Colleen Reid

Headshot of Fellow Colleen Reid

Associate Professor 
Department of Geography
University of Colorado, Boulder Boulder, CO
Colleen.Reid@Colorado.EDU

Fellowship Project: Understanding the roles of objective versus perception of green space exposure on stress and mental health

As a JPB fellow, Dr. Reid sharpened her methodological toolkit including getting more involved in community-based research to better understand how environmental exposures interact with social exposures on neighborhood scales to influence population health.

Dr. Reid is an associate professor in the Geography Department at the University of Colorado, Boulder. Dr. Reid is also a Faculty Associate of the Institute of Behavioral Science, an interdisciplinary research institute at the University of Colorado Boulder, and also leads the Health and Environment Team at Earth Lab, an earth science data science center. Although trained in environmental exposure assessment and environmental epidemiology within a School of Public Health, Dr. Reid applies a geographical lens to her research, employing a variety of quantitative methods in her research including machine learning, spatial analysis, and epidemiological methods.

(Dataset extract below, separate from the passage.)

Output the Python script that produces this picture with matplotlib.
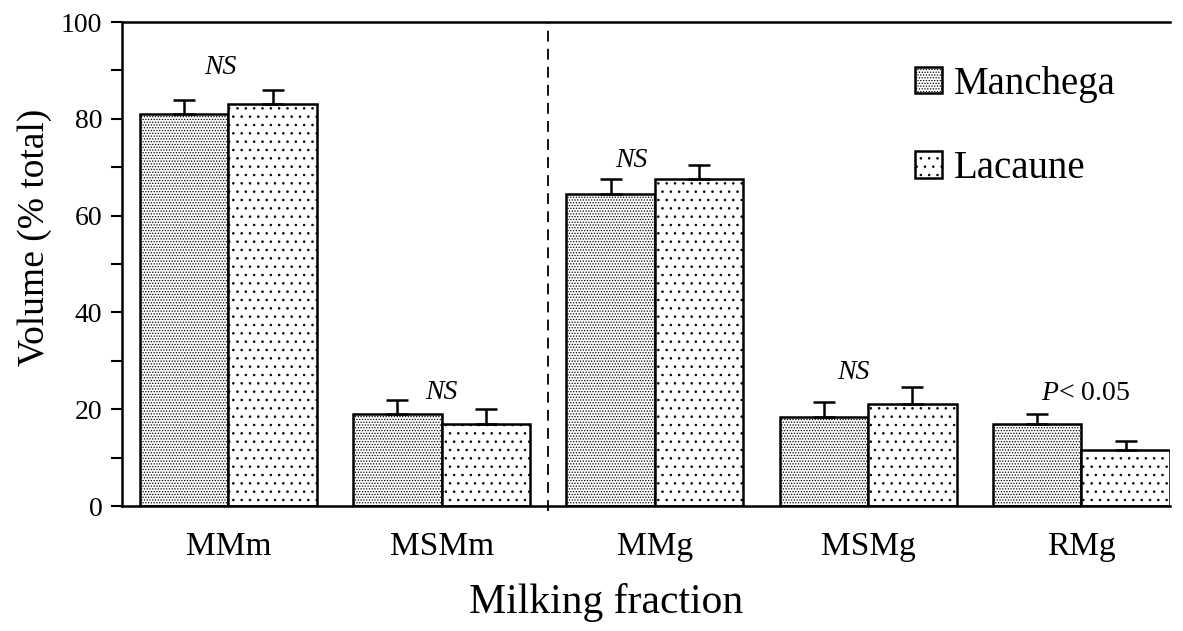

Dr. Reid’s research focuses on the interaction of environmental and social exposures on population health with a particular focus on the health impacts of exposures influenced by global climatic changes and society’s responses to those changes. Currently, she is leading studies investigating exposure assessment to green space and how that influences health. In these investigations, she is interested in how scale and use of different measures of neighborhood influence relationships between urban green space and health. She is also hoping to lead investigations into the mechanisms by which green space affects health. Another active area of her research is into the health implications of wildfire smoke exposure, a growing source of air pollution exposure in the western US. Using machine learning, she has created novel spatiotemporal air pollution exposure surfaces that are then used in epidemiological investigations into health impacts such as respiratory, cardiovascular, and birth outcomes. Dr. Reid has also created and evaluated a national neighborhood-level map of vulnerability to extreme heat events.

Dr. Reid received her MPH and PhD in Environmental Health Sciences from the University of California, Berkeley and did her post-doctoral training at Harvard University as a Robert Wood Johnson Foundation Health and Society Scholar. She also has a Bachelor’s of Science in Environmental Science from Brown University.